Document Type

Dissertation

Degree

Doctor of Philosophy

Major

Psychology

Date of Defense

8-3-2010

Graduate Advisor

James A. Breaugh, PhD

Committee

Deborah Balser

Therese Macan

Mark Tubbs

Abstract

Work-nonwork conflict remains a crucial concern for both employees struggling to balance work and non-work roles (Bond, Thompson, Galinsky, & Prottas, 2002) and companies seeking to enhance their ability to attract, retain, and leverage talent (De Janasz & Behson, 2007; Towers & Perrin, 2006). Research has demonstrated that factors such as supervisor support for work-nonwork balance can reduce employees’ experience of work-nonwork conflict. Few studies, however, have investigated the individual characteristics of supervisors who are most likely to provide work-nonwork support.

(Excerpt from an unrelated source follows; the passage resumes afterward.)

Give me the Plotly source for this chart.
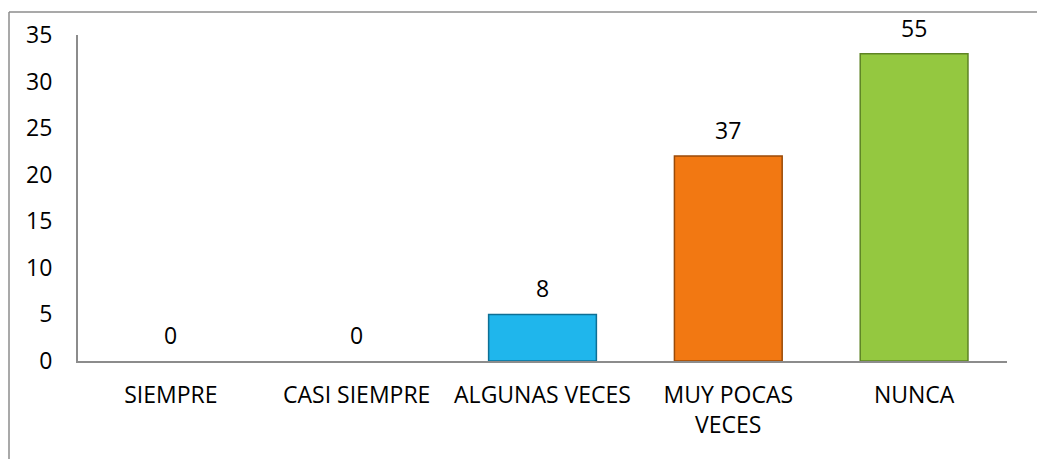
import plotly.graph_objects as go

# Frecuencias por categoria y porcentaje mostrado sobre cada barra
categorias = ['SIEMPRE', 'CASI SIEMPRE', 'ALGUNAS VECES', 'MUY POCAS<br>VECES', 'NUNCA']
frecuencia = [0, 0, 5, 22, 33]
porcentaje = ['0', '0', '8', '37', '55']
colores = ['#1FB6EC', '#1FB6EC', '#1FB6EC', '#F27812', '#94C840']
bordes = ['#0E6F95', '#0E6F95', '#0E6F95', '#9A4A08', '#5E8424']
y_ticks = [0, 5, 10, 15, 20, 25, 30, 35]

fuente = 'Open Sans'
tam = 23

fig = go.Figure()
fig.add_trace(go.Bar(
    x=categorias, y=frecuencia,
    marker=dict(color=colores,
                line=dict(color=bordes, width=[0 if v == 0 else 1.5 for v in frecuencia])),
    width=0.58,
    hoverinfo='skip'
))

# etiquetas de porcentaje sobre las barras
for cat, val, txt in zip(categorias, frecuencia, porcentaje):
    fig.add_annotation(
        x=cat, y=val, text=txt, showarrow=False,
        yanchor='bottom', yshift=8,
        font=dict(family=fuente, size=tam, color='#000000')
    )

# marco exterior (solo lado superior e izquierdo visibles)
fig.add_shape(type='line', xref='paper', yref='paper',
              x0=-69 / 929, x1=1.1, y0=1 + 23 / 326, y1=1 + 23 / 326,
              line=dict(color='#8C8C8C', width=1.5))
fig.add_shape(type='line', xref='paper', yref='paper',
              x0=-69 / 929, x1=-69 / 929, y0=1 + 23 / 326, y1=-0.5,
              line=dict(color='#8C8C8C', width=1.5))

# la pagina html tiene 8 px de margen en el body
fig.update_layout(
    width=1045, height=459,
    margin=dict(l=70, r=46, t=27, b=106),
    paper_bgcolor='white', plot_bgcolor='white',
    showlegend=False,
    font=dict(family=fuente, size=tam, color='#000000'),
    xaxis=dict(
        showline=True, linecolor='#8C8C8C', linewidth=2,
        showgrid=False, ticks='', tickangle=0,
        ticklabelstandoff=12, automargin=False,
        tickfont=dict(family=fuente, size=tam)
    ),
    yaxis=dict(
        range=[0, 35], tickvals=y_ticks,
        showline=True, linecolor='#8C8C8C', linewidth=2,
        showgrid=False, zeroline=False, ticks='',
        ticklabelstandoff=19, automargin=False,
        tickfont=dict(family=fuente, size=tam)
    )
)

fig.write_html('out.html')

This study extends previous research by investigating the relationships between supervisors’ identity salience, work-nonwork support attitudes, and perceptions of work-nonwork support instrumentality (effectiveness) and the provision of two types of social support for work-nonwork balance: instrumental support and emotional support. Analyses were conducted using multiple regression, correlation and one-way ANOVA procedures. Results did not indicate that supervisors with more positive attitudes towards supervisor work-nonwork support are perceived by employees as demonstrating higher levels of instrumental and emotional work-nonwork support. No mediation effects were found for supervisor perceptions of instrumental and emotional support’s effectiveness in reducing employee work-nonwork conflict. Finally, results did not indicate that supervisors with a dual-centric identity are perceived by employees as demonstrating higher levels of instrumental and emotional work-nonwork support. Implications for future research are discussed.